Nervous neighbors like Dick Margulis succeeded in convincing government to reconfigure a killer intersection. Then they noticed cars turning the wrong way at that same corner — and got worried again.
That’s the latest development at the corner of West Elm Street and Forest Road in Westville, a corner that has bedeviled neighbors and government planners.
Call it the law of unintended consequences — a solution that created a new problem.
Dick Margulis (pictured above) called it “the law of not doing an adequate design study.”
Whatever you call it, the city has a new solution.

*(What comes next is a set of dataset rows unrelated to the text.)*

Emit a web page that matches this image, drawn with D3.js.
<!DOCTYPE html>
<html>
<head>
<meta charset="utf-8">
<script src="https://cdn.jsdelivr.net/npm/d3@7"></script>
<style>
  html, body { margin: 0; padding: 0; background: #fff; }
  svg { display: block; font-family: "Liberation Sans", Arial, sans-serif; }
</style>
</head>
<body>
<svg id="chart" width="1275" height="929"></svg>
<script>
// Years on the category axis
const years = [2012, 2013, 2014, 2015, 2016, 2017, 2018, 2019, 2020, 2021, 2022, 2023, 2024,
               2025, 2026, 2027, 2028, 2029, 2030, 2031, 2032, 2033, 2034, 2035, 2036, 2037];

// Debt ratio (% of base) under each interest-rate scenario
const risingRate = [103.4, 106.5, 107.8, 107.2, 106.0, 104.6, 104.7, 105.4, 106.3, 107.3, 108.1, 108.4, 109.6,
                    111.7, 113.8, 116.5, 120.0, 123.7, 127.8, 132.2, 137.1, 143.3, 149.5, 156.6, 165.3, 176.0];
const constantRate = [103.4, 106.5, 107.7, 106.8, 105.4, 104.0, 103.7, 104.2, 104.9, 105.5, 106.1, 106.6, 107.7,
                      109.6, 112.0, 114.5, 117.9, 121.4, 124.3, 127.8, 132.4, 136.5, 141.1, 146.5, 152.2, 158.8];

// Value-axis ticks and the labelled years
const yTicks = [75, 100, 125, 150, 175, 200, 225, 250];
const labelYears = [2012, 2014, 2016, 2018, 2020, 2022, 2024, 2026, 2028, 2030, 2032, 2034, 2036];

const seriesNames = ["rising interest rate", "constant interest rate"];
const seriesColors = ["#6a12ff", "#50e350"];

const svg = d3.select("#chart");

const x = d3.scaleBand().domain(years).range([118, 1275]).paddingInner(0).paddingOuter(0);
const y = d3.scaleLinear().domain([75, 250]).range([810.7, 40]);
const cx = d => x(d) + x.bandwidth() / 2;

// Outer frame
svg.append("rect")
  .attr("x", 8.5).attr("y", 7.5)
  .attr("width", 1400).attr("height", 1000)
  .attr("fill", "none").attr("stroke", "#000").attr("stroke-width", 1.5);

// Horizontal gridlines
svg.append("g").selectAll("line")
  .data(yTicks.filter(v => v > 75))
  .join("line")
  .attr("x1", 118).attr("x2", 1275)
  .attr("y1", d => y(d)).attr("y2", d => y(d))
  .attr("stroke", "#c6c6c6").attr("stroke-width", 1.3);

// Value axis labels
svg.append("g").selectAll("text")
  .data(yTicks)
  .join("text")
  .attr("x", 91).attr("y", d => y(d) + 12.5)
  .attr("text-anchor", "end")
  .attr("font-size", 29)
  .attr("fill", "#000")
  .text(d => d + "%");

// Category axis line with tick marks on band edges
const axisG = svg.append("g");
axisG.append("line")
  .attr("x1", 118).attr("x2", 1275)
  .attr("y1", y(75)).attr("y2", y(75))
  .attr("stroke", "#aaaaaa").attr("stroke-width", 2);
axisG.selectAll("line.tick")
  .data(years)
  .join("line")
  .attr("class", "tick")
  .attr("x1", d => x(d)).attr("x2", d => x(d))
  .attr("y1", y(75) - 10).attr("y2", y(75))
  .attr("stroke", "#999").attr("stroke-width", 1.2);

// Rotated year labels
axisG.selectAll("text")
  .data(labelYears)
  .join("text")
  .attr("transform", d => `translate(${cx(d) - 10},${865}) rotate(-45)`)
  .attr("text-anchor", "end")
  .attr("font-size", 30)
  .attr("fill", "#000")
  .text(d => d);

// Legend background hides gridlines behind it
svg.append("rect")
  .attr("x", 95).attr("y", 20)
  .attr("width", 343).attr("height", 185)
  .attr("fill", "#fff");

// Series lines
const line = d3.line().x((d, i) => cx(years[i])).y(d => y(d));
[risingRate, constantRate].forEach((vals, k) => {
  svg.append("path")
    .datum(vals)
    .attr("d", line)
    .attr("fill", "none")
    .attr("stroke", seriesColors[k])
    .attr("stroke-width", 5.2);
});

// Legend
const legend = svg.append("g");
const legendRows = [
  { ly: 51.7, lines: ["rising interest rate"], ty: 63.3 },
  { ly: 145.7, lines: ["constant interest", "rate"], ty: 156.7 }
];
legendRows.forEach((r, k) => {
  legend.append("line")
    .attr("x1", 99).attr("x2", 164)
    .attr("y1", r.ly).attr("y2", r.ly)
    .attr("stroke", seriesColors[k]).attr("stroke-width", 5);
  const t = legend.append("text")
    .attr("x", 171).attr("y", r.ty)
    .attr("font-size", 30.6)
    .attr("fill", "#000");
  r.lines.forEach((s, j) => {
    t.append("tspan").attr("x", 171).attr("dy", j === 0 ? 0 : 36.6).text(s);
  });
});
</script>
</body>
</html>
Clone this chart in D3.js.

The saga began in 2008. Neighbors had always been concerned about traffic whipping around a blind curve on Forest Road, a main state throughway connecting Fountain Street to West Haven, at West Elm. West Elm ends at Forest. The fast traffic and low visibility make it a treacherous intersection to enter. In 2008 Jerry Gross started to drive across that intersection on his way home from morning prayers at his synagogue. An oncoming car slammed into him and killed him.
Neighbors pressed officials for a solution. The search for a fix proved complicated. The state owns Forest Road (aka Route 122), the city, West Elm. So two sets of officials had to work together. And each proposal sparked new concerns about safety or convenience.
Then, after another crash at the intersection sent a cop to the hospital, city officials announced a plan: Don’t allow any left turns from West Elm onto Forest, into the maw of the blind high-speed curve.
They completed the plan in mid-July. (They couldn’t paint during the winter.) They erected a “No Left Turn” sign and painted a triangular island at the end of West Elm, with a curved mini-lane directing westbound drivers (approaching Forest) into a dedicated right-turn lane. The lane is pictured above.
Dick Margulis has a direct view of that striped island from the window of an office in his West Elm Street home two doors down from Forest. He works there during the day as a book editor.
Looking out the window at the new intersection, he noticed a new hazard, caused unintentionally by drivers headed southbound on Forest Road from Fountain and turning left onto West Elm. (Pictured is the view of drivers headed that way on Forest.)
The new striping confused those drivers. It looked like they were supposed to turn left onto West Elm through the curved mini-lane. In fact, that put them heading against traffic, direct into the lane meant for West Elm drivers turning onto Forest.
“I’m looking at it and saying, ‘Everybody’s going the wrong way!” Margulis recalled. “So I drive up Forest [to investigate] and say, ‘No wonder everybody’s turning wrong. It looks like you’re supposed to turn that way.”
He did an informal count; 50 percent of the drivers making left turns entered that wrong lane, he said. He saw a commercial carting truckdriver do it. He saw a UPS driver do it. He saw a school bus driver do it.
“Did you see what you did at that intersection?” Margulis asked when the busdriver made a stop on the block.
“No. What?” she responded.
“You went the wrong way.”
At that point she checked her rear view mirror and proclaimed, “Oh my God!”
“These are not careless drivers,” Margulis said. “These are not kids. These are not people hot-rodding. These are not people talking on their cell phones. These are ordinary people pulling up, turning on their turn signals, and going the wrong way.”
Margulis and his neighbors, who also noticed the new hazard, told city transportation chief Mike Piscitelli about it. Piscitelli came to investigate. Piscitelli got right on the case, ordering a “Keep Right” sign placed on Forest Road to direct southbound drivers passed the incorrect lane.
Margulis estimated that in its first week the new sign has cut the percentage of drivers making the wrong turn about in half — still too many, but still too early to judge. Drivers who regularly turn left onto West Elm have noticed the sign and started entering the proper lane. He said he hopes other drivers will catch on soon.
Piscitelli promised to keep track of whether that happens.
“We’re monitoring it now,” he said. “Let’s see how this performs. There has to be some time to see.”
Margulis said he appreciated the swift action but would also like longer-term fixes, including warnings painted in the turn lane and on Forest.
“They’re looking for ways to mollify citizens without spending money,” he said.
Then he acknowledged, “We understand that. We’re taxpayers too.”
The district’s state representative, Pat Dillon, said she’s looking into how the state and city can work together better on a longer-term solution. She previously communicated with officials from both sides as they tried to work out a plan. “We should get the city and DOT [the Department of Transportation] together with us to present what they plan to do, and if that doesn’t work, what they will do next. This is only one corner in the state of Connecticut and they can’t agree or take responsibility? Neither city government nor the state come off well.”